## begin Data section
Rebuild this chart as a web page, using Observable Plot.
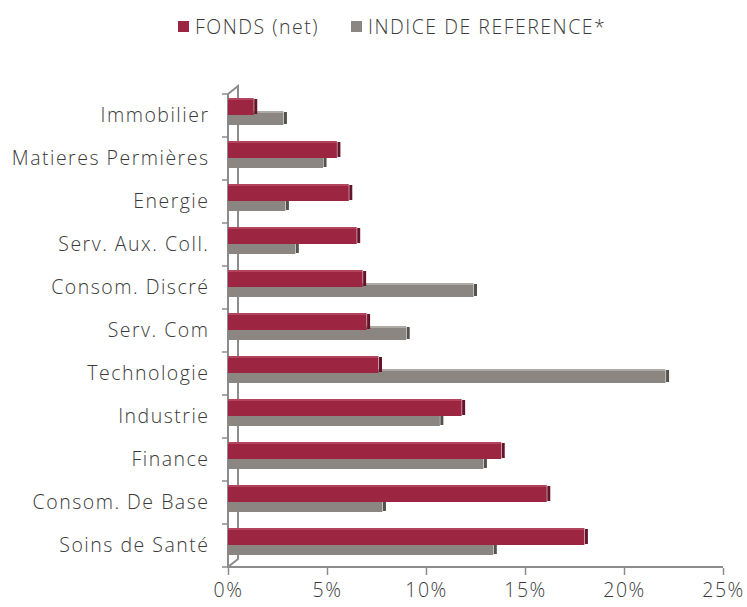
<!DOCTYPE html>
<html>
<head>
<meta charset="utf-8">
<script src="https://cdn.jsdelivr.net/npm/d3@7"></script>
<script src="https://cdn.jsdelivr.net/npm/@observablehq/plot@0.6"></script>
<style>
  html, body { margin: 0; padding: 0; background: #ffffff; }
  body { width: 747px; height: 607px; overflow: hidden; font-family: "Open Sans", Lato, sans-serif; font-weight: 300; color: #3a3a3a; }
  .legend { height: 50px; display: flex; align-items: center; padding-left: 178px; font-size: 19.5px; letter-spacing: 1.5px; box-sizing: border-box; padding-top: 2px; }
  .legend .item { display: flex; align-items: center; margin-right: 32px; }
  .legend .sw { width: 11px; height: 11px; margin-right: 6px; }
  svg { display: block; }
  svg text { letter-spacing: 1.5px; }
</style>
</head>
<body>
<div class="legend" id="legend"></div>
<div id="chart"></div>
<script>
const categories = ["Immobilier", "Matieres Permières", "Energie", "Serv. Aux. Coll.", "Consom. Discré", "Serv. Com", "Technologie", "Industrie", "Finance", "Consom. De Base", "Soins de Santé"];
const fonds = [1.3, 5.5, 6.1, 6.5, 6.8, 7.0, 7.6, 11.8, 13.8, 16.1, 18.0];
const indice = [2.8, 4.8, 2.9, 3.4, 12.4, 9.0, 22.1, 10.7, 12.9, 7.8, 13.4];
const seriesNames = ["FONDS (net)", "INDICE DE REFERENCE*"];
const xTicks = [0, 5, 10, 15, 20, 25];

const colors = {
  red: "#9c2641", redTop: "#b4445c", redSide: "#64152a",
  gray: "#8b8681", grayTop: "#aeaaa5", graySide: "#55514d",
  axis: "#8c8c8c"
};

// legend
const legend = document.getElementById("legend");
[[seriesNames[0], colors.red], [seriesNames[1], colors.gray]].forEach(([name, c]) => {
  const it = document.createElement("div");
  it.className = "item";
  it.innerHTML = `<span class="sw" style="background:${c}"></span><span>${name}</span>`;
  legend.appendChild(it);
});

const dataF = categories.map((c, i) => ({cat: c, value: fonds[i]}));
const dataI = categories.map((c, i) => ({cat: c, value: indice[i]}));

// 3D wall / axis frame drawn from the scales
function wall(index, scales, values, dimensions) {
  const {x, y} = scales;
  const x0 = x(0);
  const top = y(categories[0]);
  const bottom = y(categories[categories.length - 1]) + y.bandwidth();
  const xr = x(25);
  const g = d3.create("svg:g").attr("fill", "none").attr("stroke", colors.axis).attr("stroke-width", 2);
  g.append("path").attr("d", `M${x0},${top}L${x0 + 10},${top - 8}L${x0 + 10},${bottom - 8}L${x0},${bottom}`);
  g.append("path").attr("d", `M${x0},${top}L${x0},${bottom}L${xr},${bottom}`);
  const bounds = categories.map(c => y(c)).concat([bottom]);
  for (const b of bounds) g.append("path").attr("d", `M${x0 - 6},${b}L${x0},${b}`).attr("stroke-width", 1.5);
  return g.node();
}

const chart = Plot.plot({
  width: 747,
  height: 557,
  marginLeft: 228,
  marginRight: 24,
  marginTop: 43,
  marginBottom: 39,
  style: {fontFamily: "'Open Sans', Lato, sans-serif", fontWeight: 300, fontSize: "19.5px", color: "#3a3a3a", background: "#ffffff", overflow: "visible"},
  x: {domain: [0, 25], ticks: xTicks, tickFormat: d => d + "%", label: null},
  y: {domain: categories, padding: 0, label: null},
  marks: [
    wall,
    // index series (behind)
    Plot.barX(dataI, {x: "value", y: "cat", fill: colors.grayTop, insetTop: 17, insetBottom: 24}),
    Plot.barX(dataI, {x: "value", y: "cat", fill: colors.gray, insetTop: 19, insetBottom: 12}),
    Plot.tickX(dataI, {x: "value", y: "cat", stroke: colors.graySide, strokeWidth: 3, dx: 1.5, insetTop: 18, insetBottom: 13}),
    // fund series (front)
    Plot.barX(dataF, {x: "value", y: "cat", fill: colors.redTop, insetTop: 4, insetBottom: 37}),
    Plot.barX(dataF, {x: "value", y: "cat", fill: colors.red, insetTop: 6, insetBottom: 22}),
    Plot.tickX(dataF, {x: "value", y: "cat", stroke: colors.redSide, strokeWidth: 3, dx: 1.5, insetTop: 5, insetBottom: 23}),
    Plot.axisY({tickSize: 0, tickPadding: 19, fill: "#3a3a3a", label: null}),
    Plot.axisX({ticks: xTicks, tickFormat: d => d + "%", tickSize: 7, tickPadding: 8, stroke: colors.axis, strokeWidth: 1.5, fill: "#3a3a3a", label: null})
  ]
});
document.getElementById("chart").appendChild(chart);
</script>
</body>
</html>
## end Data section
[Prompt]:
Drop the images and repeat the data exactly.

[Solution to this task]:
Rebuild this chart as a web page, using Observable Plot.
<!DOCTYPE html>
<html>
<head>
<meta charset="utf-8">
<script src="https://cdn.jsdelivr.net/npm/d3@7"></script>
<script src="https://cdn.jsdelivr.net/npm/@observablehq/plot@0.6"></script>
<style>
  html, body { margin: 0; padding: 0; background: #ffffff; }
  body { width: 747px; height: 607px; overflow: hidden; font-family: "Open Sans", Lato, sans-serif; font-weight: 300; color: #3a3a3a; }
  .legend { height: 50px; display: flex; align-items: center; padding-left: 178px; font-size: 19.5px; letter-spacing: 1.5px; box-sizing: border-box; padding-top: 2px; }
  .legend .item { display: flex; align-items: center; margin-right: 32px; }
  .legend .sw { width: 11px; height: 11px; margin-right: 6px; }
  svg { display: block; }
  svg text { letter-spacing: 1.5px; }
</style>
</head>
<body>
<div class="legend" id="legend"></div>
<div id="chart"></div>
<script>
const categories = ["Immobilier", "Matieres Permières", "Energie", "Serv. Aux. Coll.", "Consom. Discré", "Serv. Com", "Technologie", "Industrie", "Finance", "Consom. De Base", "Soins de Santé"];
const fonds = [1.3, 5.5, 6.1, 6.5, 6.8, 7.0, 7.6, 11.8, 13.8, 16.1, 18.0];
const indice = [2.8, 4.8, 2.9, 3.4, 12.4, 9.0, 22.1, 10.7, 12.9, 7.8, 13.4];
const seriesNames = ["FONDS (net)", "INDICE DE REFERENCE*"];
const xTicks = [0, 5, 10, 15, 20, 25];

const colors = {
  red: "#9c2641", redTop: "#b4445c", redSide: "#64152a",
  gray: "#8b8681", grayTop: "#aeaaa5", graySide: "#55514d",
  axis: "#8c8c8c"
};

// legend
const legend = document.getElementById("legend");
[[seriesNames[0], colors.red], [seriesNames[1], colors.gray]].forEach(([name, c]) => {
  const it = document.createElement("div");
  it.className = "item";
  it.innerHTML = `<span class="sw" style="background:${c}"></span><span>${name}</span>`;
  legend.appendChild(it);
});

const dataF = categories.map((c, i) => ({cat: c, value: fonds[i]}));
const dataI = categories.map((c, i) => ({cat: c, value: indice[i]}));

// 3D wall / axis frame drawn from the scales
function wall(index, scales, values, dimensions) {
  const {x, y} = scales;
  const x0 = x(0);
  const top = y(categories[0]);
  const bottom = y(categories[categories.length - 1]) + y.bandwidth();
  const xr = x(25);
  const g = d3.create("svg:g").attr("fill", "none").attr("stroke", colors.axis).attr("stroke-width", 2);
  g.append("path").attr("d", `M${x0},${top}L${x0 + 10},${top - 8}L${x0 + 10},${bottom - 8}L${x0},${bottom}`);
  g.append("path").attr("d", `M${x0},${top}L${x0},${bottom}L${xr},${bottom}`);
  const bounds = categories.map(c => y(c)).concat([bottom]);
  for (const b of bounds) g.append("path").attr("d", `M${x0 - 6},${b}L${x0},${b}`).attr("stroke-width", 1.5);
  return g.node();
}

const chart = Plot.plot({
  width: 747,
  height: 557,
  marginLeft: 228,
  marginRight: 24,
  marginTop: 43,
  marginBottom: 39,
  style: {fontFamily: "'Open Sans', Lato, sans-serif", fontWeight: 300, fontSize: "19.5px", color: "#3a3a3a", background: "#ffffff", overflow: "visible"},
  x: {domain: [0, 25], ticks: xTicks, tickFormat: d => d + "%", label: null},
  y: {domain: categories, padding: 0, label: null},
  marks: [
    wall,
    // index series (behind)
    Plot.barX(dataI, {x: "value", y: "cat", fill: colors.grayTop, insetTop: 17, insetBottom: 24}),
    Plot.barX(dataI, {x: "value", y: "cat", fill: colors.gray, insetTop: 19, insetBottom: 12}),
    Plot.tickX(dataI, {x: "value", y: "cat", stroke: colors.graySide, strokeWidth: 3, dx: 1.5, insetTop: 18, insetBottom: 13}),
    // fund series (front)
    Plot.barX(dataF, {x: "value", y: "cat", fill: colors.redTop, insetTop: 4, insetBottom: 37}),
    Plot.barX(dataF, {x: "value", y: "cat", fill: colors.red, insetTop: 6, insetBottom: 22}),
    Plot.tickX(dataF, {x: "value", y: "cat", stroke: colors.redSide, strokeWidth: 3, dx: 1.5, insetTop: 5, insetBottom: 23}),
    Plot.axisY({tickSize: 0, tickPadding: 19, fill: "#3a3a3a", label: null}),
    Plot.axisX({ticks: xTicks, tickFormat: d => d + "%", tickSize: 7, tickPadding: 8, stroke: colors.axis, strokeWidth: 1.5, fill: "#3a3a3a", label: null})
  ]
});
document.getElementById("chart").appendChild(chart);
</script>
</body>
</html>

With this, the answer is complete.